They have all these stereotypes about black men. This is how they view the world. But then they meet you, a real human being who happens to be a black man. How do you manage that moment?

I think that happens pretty often when you see them suddenly forget to hate you for a second. For example, the KKK members I spent time with. We had been together for several hours and at a certain point it was just a bunch of dudes who had been out in a hot day. Everyone started drinking beers with me and I'm like, "Whew, we did it. We lit that cross and you guys got the shot, right?" In that moment we were just a bunch of dudes who had a type of Outward Bound experience together.

Now, here's the thing, I don't know if that lasts after I leave. And I'm not going to go back every day to check in with them. But I do think that in the moment you interacted with me I was able to have an intelligent conversation with you. I also made you laugh about things that you normally would take very seriously. I also didn't show myself to be in any way afraid of you.

In your CNN show, other projects, and of course your comedy, you have traveled all over the United States. The corporate mainstream news media loves to present Trump Red State America as a caricature. You don't do this. At present there is a whole sub-genre of writing where they send an intrepid reporter out to Trumplandia to take the pulse of the natives so to speak. It is very flat and uninteresting and lazy. What can writers and journalists do to tell better stories about real people?

A lot of this is about the diversity of who you employ in newsrooms and other parts of the media. For me what helps is that my dad lives in Alabama and has so for most of my life. I've been going to Alabama since I was a baby, but while at the same time living mostly in Chicago, Boston, Indianapolis, and other northern and eastern big cities. I didn't know how big a deal that was until I became an adult and started to say things like "I'm going to go to Alabama for vacation" and other folks would be like, "Alabama for vacation?" This was especially true of black folks.

When I was younger I hated Alabama because it was so different from what I was used to. But as an adult I think, oh thank god I went there. I'm not afraid of those places. And it doesn't mean that bad things don't happen there, and right now we're going through a moment in this country where the Alabama lawmakers are certainly doing some horrible things that make them look like the worst caricatures of the South.
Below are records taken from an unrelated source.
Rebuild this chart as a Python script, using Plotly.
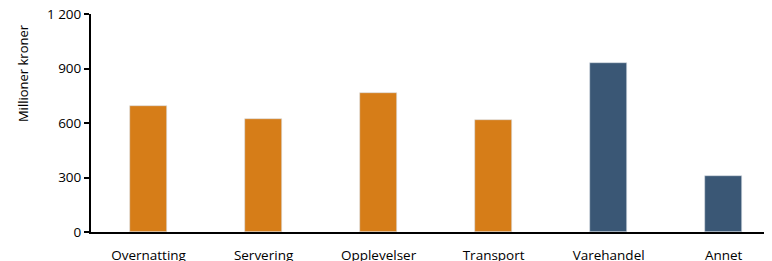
import plotly.graph_objects as go

categories = ["Overnatting", "Servering", "Opplevelser", "Transport", "Varehandel", "Annet"]
values = [695, 622, 765, 617, 932, 307]
bar_colors = ["#D67D18", "#D67D18", "#D67D18", "#D67D18", "#3A5775", "#3A5775"]
y_ticks = [0, 300, 600, 900, 1200]
y_tick_labels = ["0", "300", "600", "900", "1 200"]
y_title = "Millioner kroner"

fig = go.Figure(go.Bar(
    x=categories, y=values,
    marker=dict(color=bar_colors, line=dict(color="#D9DEE4", width=0.6)),
    width=0.32,
))

font_family = "Open Sans, Liberation Sans, sans-serif"
fig.update_layout(
    width=764, height=253,
    margin=dict(l=83, r=0, t=6, b=29, autoexpand=False),
    plot_bgcolor="white", paper_bgcolor="white",
    showlegend=False,
    font=dict(family=font_family, size=13.5, color="black"),
    bargap=0,
)
fig.update_xaxes(
    range=[-0.5, 5.42], automargin=False,
    showline=True, linecolor="black", linewidth=2,
    ticks="", showgrid=False, tickfont=dict(size=13.5),
    ticklabelstandoff=10, ticklabeloverflow="allow",
)
fig.update_yaxes(
    range=[0, 1200], tickvals=y_ticks, ticktext=y_tick_labels, automargin=False,
    showline=True, linecolor="black", linewidth=2,
    ticks="outside", ticklen=5, tickwidth=1.5, tickcolor="black",
    showgrid=False, zeroline=False, tickfont=dict(size=13.5),
    ticklabeloverflow="allow",
)
fig.add_annotation(
    text=y_title, textangle=-90, showarrow=False,
    xref="paper", yref="paper", x=0, y=0.729, xshift=-68,
    xanchor="center", yanchor="middle", font=dict(size=13),
)
fig.write_html("out.html")
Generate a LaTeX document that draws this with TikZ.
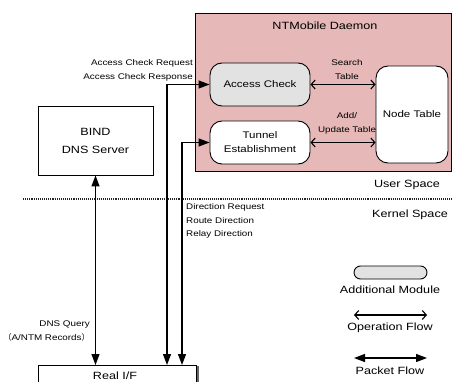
\documentclass[tikz,border=0pt]{standalone}
\usepackage{fontspec}
\setmainfont{Liberation Sans}[FakeStretch=1.2]
\newfontfamily\cjk{Noto Sans CJK JP}
\usetikzlibrary{arrows.meta}
\definecolor{daemonfill}{RGB}{230,184,184}
\definecolor{modfill}{RGB}{226,226,226}
\tikzset{
  box/.style={draw=black, line width=0.9pt, inner sep=0pt, align=center, font=\fontsize{9.6}{14}\selectfont},
  roundbox/.style={box, rounded corners=12pt},
  lbl/.style={inner sep=0pt, font=\fontsize{10.5}{14}\selectfont},
  small/.style={inner sep=0pt, font=\fontsize{8.2}{13.5}\selectfont},
  pkt/.style={line width=1.3pt, {Triangle[length=11pt,width=8pt]}-{Triangle[length=11pt,width=8pt]}},
  opflow/.style={line width=1.1pt, {Straight Barb[length=4pt,width=9pt]}-{Straight Barb[length=4pt,width=9pt]}},
}
\begin{document}
\begin{tikzpicture}[x=1pt,y=-1pt]
\useasboundingbox (0,0) rectangle (452,382);

% daemon container
\node (daemon) [draw=black, line width=0.9pt, fill=daemonfill, minimum width=256pt, minimum height=158pt, anchor=north west, inner sep=0pt] at (195,13) {};
\node (dtitle) [lbl] at (325,26) {NTMobile Daemon};

% modules inside the daemon
\node (acc) [roundbox, fill=modfill, minimum width=100pt, minimum height=43pt] at (260,84.5) {Access Check};
\node (tun) [roundbox, fill=white, minimum width=100pt, minimum height=43pt] at (260,142.5) {Tunnel\\Establishment};
\node (ntab) [roundbox, fill=white, minimum width=72pt, minimum height=97pt] at (412,114.5) {Node Table};

% table operations
\draw[opflow] (acc.east) -- (acc.east -| ntab.west);
\draw[opflow] (tun.east) -- (tun.east -| ntab.west);
\node (lsearch) [small, align=center] at (347,69.5) {Search\\Table};
\node (lupdate) [small, align=center] at (347,123.5) {Add/\\Update Table};

% DNS server and interface
\node (bind) [box, font=\fontsize{10.5}{18}\selectfont, minimum width=115pt, minimum height=69pt] at (95.5,140.5) {BIND\\DNS Server};
\node (realif) [box, minimum width=158pt, minimum height=30pt, anchor=north west] at (38,365) {};
\draw[line width=1.6pt, black!60] ([xshift=0.8pt,yshift=-1pt]realif.north east) -- ([xshift=0.8pt]realif.south east);
\node (realiftxt) [lbl] at (115,376) {Real I/F};

% user / kernel boundary
\coordinate (sepL) at (23,199);
\coordinate (sepR) at (452,199);
\draw[line width=1.1pt, densely dotted, black!85] (sepL) -- (sepR);
\node (uspace) [lbl] at (407,185) {User Space};
\node (kspace) [lbl] at (410,215) {Kernel Space};

% packet paths
\coordinate (xacc) at (167,0);
\coordinate (xtun) at (182,0);
\draw[pkt] (bind.south) -- (bind.south |- realif.north);
\draw[pkt] (acc.west) -| (xacc |- realif.north);
\draw[pkt] (tun.west) -| (xtun |- realif.north);

% path labels
\node (laccess) [small, align=right, anchor=east] at (193,70.5) {Access Check Request\\Access Check Response};
\node (ldir) [small, align=left, anchor=west] at (186,221) {Direction Request\\Route Direction\\Relay Direction};
\node (ldns) [small, align=right, anchor=east] at (90,331) {DNS Query\\{\cjk （}A/NTM Records{\cjk ）}};

% legend
\node (legmod) [draw=black, line width=0.9pt, fill=modfill, rounded corners=6.5pt, minimum width=73pt, minimum height=13pt, inner sep=0pt] at (390.5,272.5) {};
\node (legmodtxt) [lbl] at (390,290) {Additional Module};
\coordinate (opL) at (354,315);
\coordinate (opR) at (427,315);
\draw[opflow] (opL) -- (opR);
\node (legop) [lbl] at (390,328) {Operation Flow};
\coordinate (pkL) at (354,358);
\coordinate (pkR) at (427,358);
\draw[pkt] (pkL) -- (pkR);
\node (legpk) [lbl] at (390,371) {Packet Flow};
\end{tikzpicture}
\end{document}
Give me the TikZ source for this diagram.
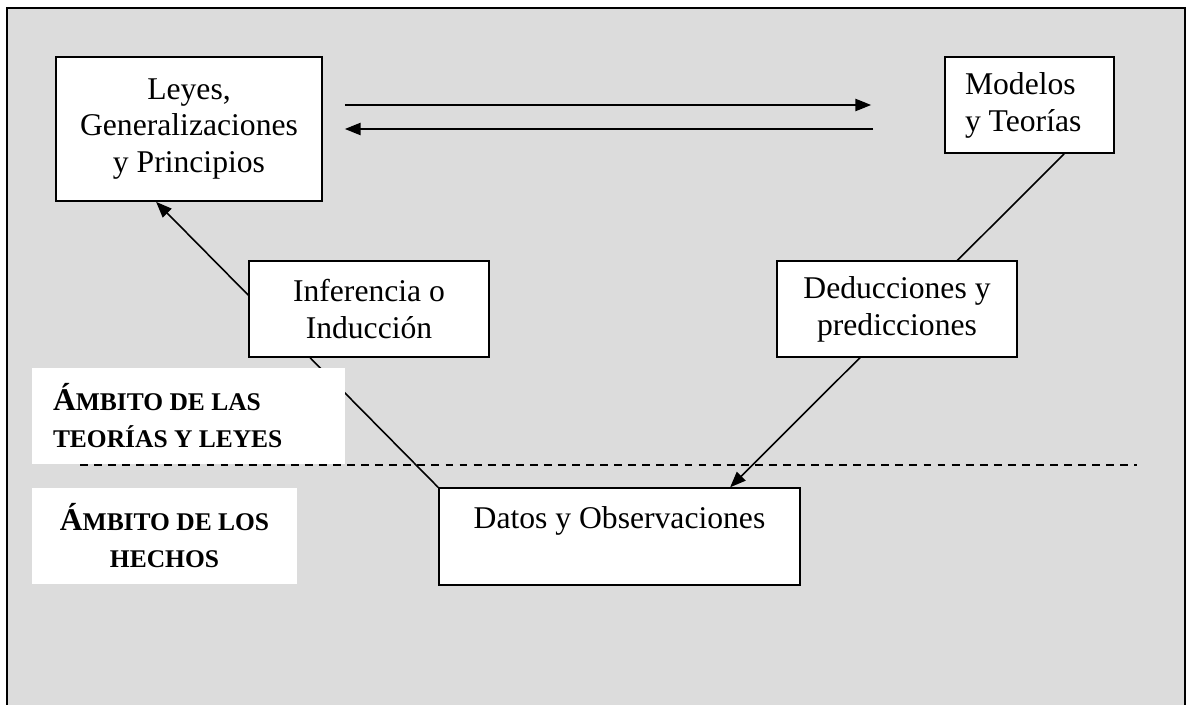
\documentclass[tikz,border=0pt]{standalone}
\usepackage{fontspec}
\setmainfont{Liberation Serif}
\usepackage{tikz}
\usetikzlibrary{arrows.meta,positioning,backgrounds}
\definecolor{panelgray}{HTML}{DCDCDC}
\newcommand{\smallcap}[1]{{\fontsize{14.5pt}{21pt}\selectfont #1}}

\begin{document}
\begin{tikzpicture}[
    arr/.style={-{Triangle[length=9pt, width=7pt]}, line width=0.9pt},
    box/.style={draw, fill=white, line width=1pt, inner sep=0pt, align=center,
      font=\fontsize{18pt}{21pt}\selectfont},
    tag/.style={fill=white, inner sep=0pt,
      font=\fontsize{18pt}{21pt}\selectfont\bfseries},
  ]
  \useasboundingbox (0,0) rectangle (23.76,14.08);

  % Upper boxes
  \node[box, minimum width=5.32cm, minimum height=2.88cm] (leyes)
    at (3.78,11.5) {Leyes,\\Generalizaciones\\y Principios};
  \node[box, align=flush left, text width=2.58cm, inner xsep=0.4cm,
        minimum height=1.92cm] (modelos)
    at (20.59,11.98) {Modelos\\y Teorías};

  % Middle boxes
  \node[box, minimum width=4.8cm, minimum height=1.92cm] (induccion)
    at (7.38,7.9) {Inferencia o\\Inducción};
  \node[box, minimum width=4.8cm, minimum height=1.92cm] (deduccion)
    at (17.94,7.9) {Deducciones y\\predicciones};

  % Bottom box
  \node[box, minimum width=7.22cm, text height=23pt, text depth=32pt] (datos)
    at (12.39,3.35) {Datos y Observaciones};

  % Ambit labels
  \node[tag, align=flush left, text width=5.42cm, inner xsep=0.42cm,
        minimum height=1.92cm] (teorias)
    at (3.77,5.76) {Á\smallcap{MBITO DE LAS}\\\smallcap{TEORÍAS Y LEYES}};
  \node[tag, align=center, minimum width=5.3cm, minimum height=1.92cm] (hechos)
    at (3.29,3.36) {Á\smallcap{MBITO DE LOS}\\\smallcap{HECHOS}};

  % Horizontal arrows
  \coordinate (topL) at ([xshift=0.44cm]leyes.east |- modelos.center);
  \coordinate (topR) at ([xshift=-1.46cm]modelos.west);
  \coordinate (lowL) at ([xshift=0.44cm]leyes.east);
  \coordinate (lowR) at ([xshift=-1.42cm]modelos.west |- leyes.east);
  \draw[arr] (topL) -- (topR);
  \draw[arr] (lowR) -- (lowL);

  % Frame and diagonal links, behind the boxes
  \begin{pgfonlayer}{background}
    \draw[line width=1pt, fill=panelgray] (0.14,-0.3) rectangle (23.70,13.92);
    \draw[arr] (datos.north west) -- ([xshift=2.02cm]leyes.south west);
    \draw[arr] ([xshift=2.4cm]modelos.south west)
      -- ([xshift=5.84cm]datos.north west);
  \end{pgfonlayer}

  % Divider
  \draw[line width=0.7pt, dash pattern=on 4.5pt off 3.5pt]
    (1.6,4.78) -- (22.74,4.78);

\end{tikzpicture}
\end{document}
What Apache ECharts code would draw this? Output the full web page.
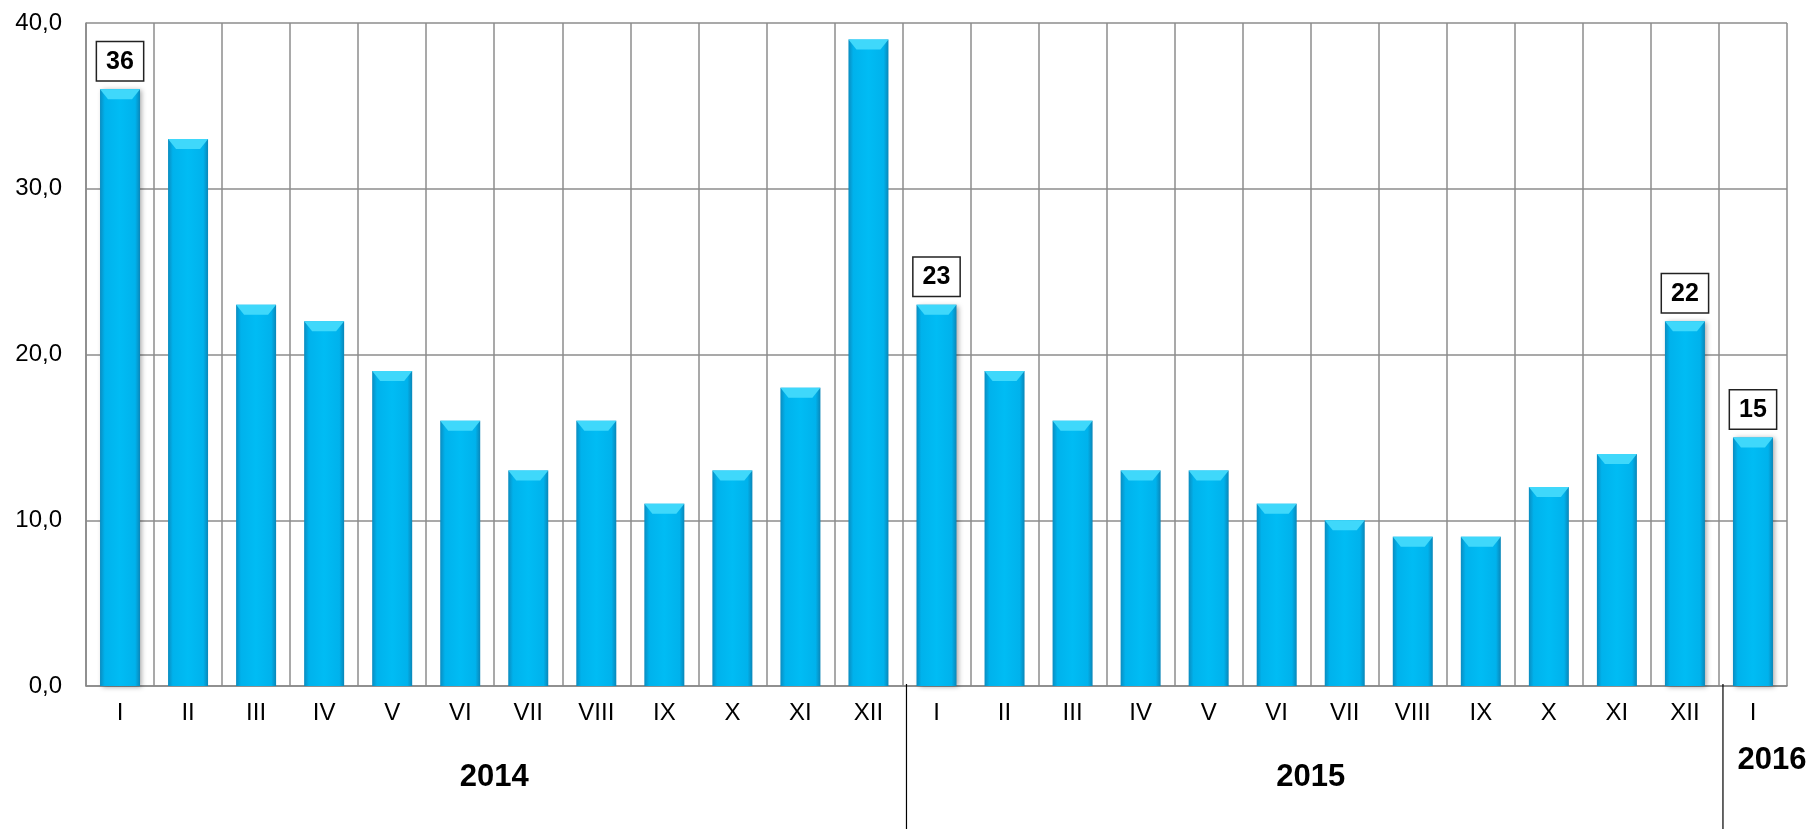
<!DOCTYPE html>
<html>
<head>
<meta charset="utf-8">
<script src="https://cdn.jsdelivr.net/npm/echarts@6/dist/echarts.min.js"></script>
<style>
html,body{margin:0;padding:0;background:#fff;}
#chart{width:1812px;height:829px;}
</style>
</head>
<body>
<div id="chart"></div>
<script>
const categories = ['I','II','III','IV','V','VI','VII','VIII','IX','X','XI','XII',
                    'I','II','III','IV','V','VI','VII','VIII','IX','X','XI','XII',
                    'I'];
const values = [36,33,23,22,19,16,13,16,11,13,18,39,
                23,19,16,13,13,11,10,9,9,12,14,22,
                15];
const labeledIndices = [0,12,23,24];
const yearNames = ['2014','2015','2016'];
const yearStart = [0,12,24];
const yearEnd = [11,23,24];
const yTicks = [0,10,20,30,40];

const FONT = '"Liberation Sans", Arial, sans-serif';
const chart = echarts.init(document.getElementById('chart'));

const barData = values.map((v,i) => ({
  value: v,
  label: { show: labeledIndices.includes(i) }
}));

chart.setOption({
  animation: false,
  grid: { left: 86, right: 25, top: 23, bottom: 143 },
  xAxis: {
    type: 'category',
    data: categories,
    boundaryGap: true,
    axisLine: { show: true, lineStyle: { color: '#888', width: 1.5 } },
    axisTick: { show: false },
    splitLine: { show: true, lineStyle: { color: '#8c8c8c', width: 1.5 } },
    axisLabel: { fontSize: 24, color: '#000', fontFamily: FONT, margin: 15, interval: 0 }
  },
  yAxis: {
    type: 'value',
    min: yTicks[0], max: yTicks[yTicks.length-1], interval: 10,
    axisLine: { show: true, lineStyle: { color: '#888', width: 1.5 } },
    axisTick: { show: false },
    splitLine: { show: true, lineStyle: { color: '#8c8c8c', width: 1.5 } },
    axisLabel: {
      fontSize: 24, color: '#000', fontFamily: FONT, margin: 24,
      formatter: v => v.toFixed(1).replace('.', ',')
    }
  },
  series: [
    {
      type: 'bar',
      data: barData,
      barWidth: 40,
      z: 2,
      itemStyle: {
        color: new echarts.graphic.LinearGradient(0,0,1,0,[
          {offset:0, color:'#0a8cc0'},
          {offset:0.12, color:'#00b2ec'},
          {offset:0.5, color:'#00bcf4'},
          {offset:0.88, color:'#00b2ec'},
          {offset:1, color:'#0a86b8'}
        ]),
        shadowBlur: 5,
        shadowColor: 'rgba(0,0,0,0.35)',
        shadowOffsetX: 2,
        shadowOffsetY: 1
      },
      label: {
        position: 'top',
        distance: 9,
        fontSize: 25,
        fontWeight: 'bold',
        fontFamily: FONT,
        color: '#000',
        backgroundColor: '#fff',
        borderColor: '#222',
        borderWidth: 1.5,
        padding: [7, 9, 6, 9],
        lineHeight: 25
      }
    },
    {
      type: 'pictorialBar',
      data: values,
      symbol: 'path://M0,0 L40,0 L32,9 L8,9 Z',
      symbolSize: [40, 10],
      symbolPosition: 'end',
      itemStyle: { color: '#3fd8fb' },
      z: 3,
      silent: true
    }
  ]
});

function addDecorations() {
  const cx = i => chart.convertToPixel({xAxisIndex: 0}, i);
  const y0 = chart.convertToPixel({yAxisIndex: 0}, 0);
  const H = 829;
  const elements = [];
  for (let k = 0; k < yearStart.length - 1; k++) {
    const b = (cx(yearEnd[k]) + cx(yearStart[k+1])) / 2 + 4;
    elements.push({
      type: 'line',
      shape: { x1: b, y1: y0 - 2, x2: b, y2: H },
      style: { stroke: '#000', lineWidth: 1.2 },
      z: 10
    });
  }
  for (let k = 0; k < yearNames.length; k++) {
    const single = yearStart[k] === yearEnd[k];
    const mid = (cx(yearStart[k]) + cx(yearEnd[k])) / 2;
    elements.push({
      type: 'text',
      x: single ? mid + 19 : mid,
      y: single ? y0 + 74 : y0 + 91,
      style: {
        text: yearNames[k],
        fontSize: 31,
        fontWeight: 'bold',
        fontFamily: FONT,
        fill: '#000',
        align: 'center',
        verticalAlign: 'middle'
      },
      z: 10
    });
  }
  chart.setOption({ graphic: elements });
}
addDecorations();
</script>
</body>
</html>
But there are hardworking people doing good work down there. It's just that even though these folks doing that good work have the numbers on their side many times the groups they represent and are trying to help have been disenfranchised by the system.

In these newsrooms that send out those intrepid reporters to Trumplandia there is not enough diversity of experience and background for a reporter to say, "if you're going to go to Appalachia, don't go to this place, go to this one." And even people who are from those places that may happen to be in those newsrooms have learned to think like the mainstream news media. So even if you happen to be the reporter who's from Alabama you've now been trained in these big city newsroom ways and may not be using your other skills and instincts.

I sit in a lot of meetings and many Hollywood rooms where I'm the only person of color in the room. I've seen a lot of meetings where there are no women in the room who are in decision-making positions. This is a problem across the upper echelons of America and not just the newsrooms. I think my job, in addition to everything else I'm doing, is to try to pull more people through the door and do my best to help them get into decision-making roles. Because there's too much groupthink in those places and this leads to the same stories over and over again.

You present a great amount of truth on "United Shades of America." Do you have moments where you have to back off because of the special and relatively unique position you are in with your TV show?  

No. I focus on, how do we do this in a way that feels natural and not overly didactic? That is the only thing I'm trying to do. If I can figure out a way to make it funny or interesting then that is a plus. On "United Shades of America" we have a great graphics team who help the show to feel a little bit like "Sesame Street" for grown-ups.

This season is the season where we actually brought in outside consultants from the beginning such as Eve Ewing, Jamilah King, and Rembert Browne.

For this season I needed to bring in some very smart people who are way smarter than me at the very beginning. We need to check in with those people throughout the show when we're in the field or when we're in the first edits. We then send them the final edit for the show and let them make the intervention of "this part I would change, this part is good, this part is a little bit weird." We allow our experts to help us make the show better.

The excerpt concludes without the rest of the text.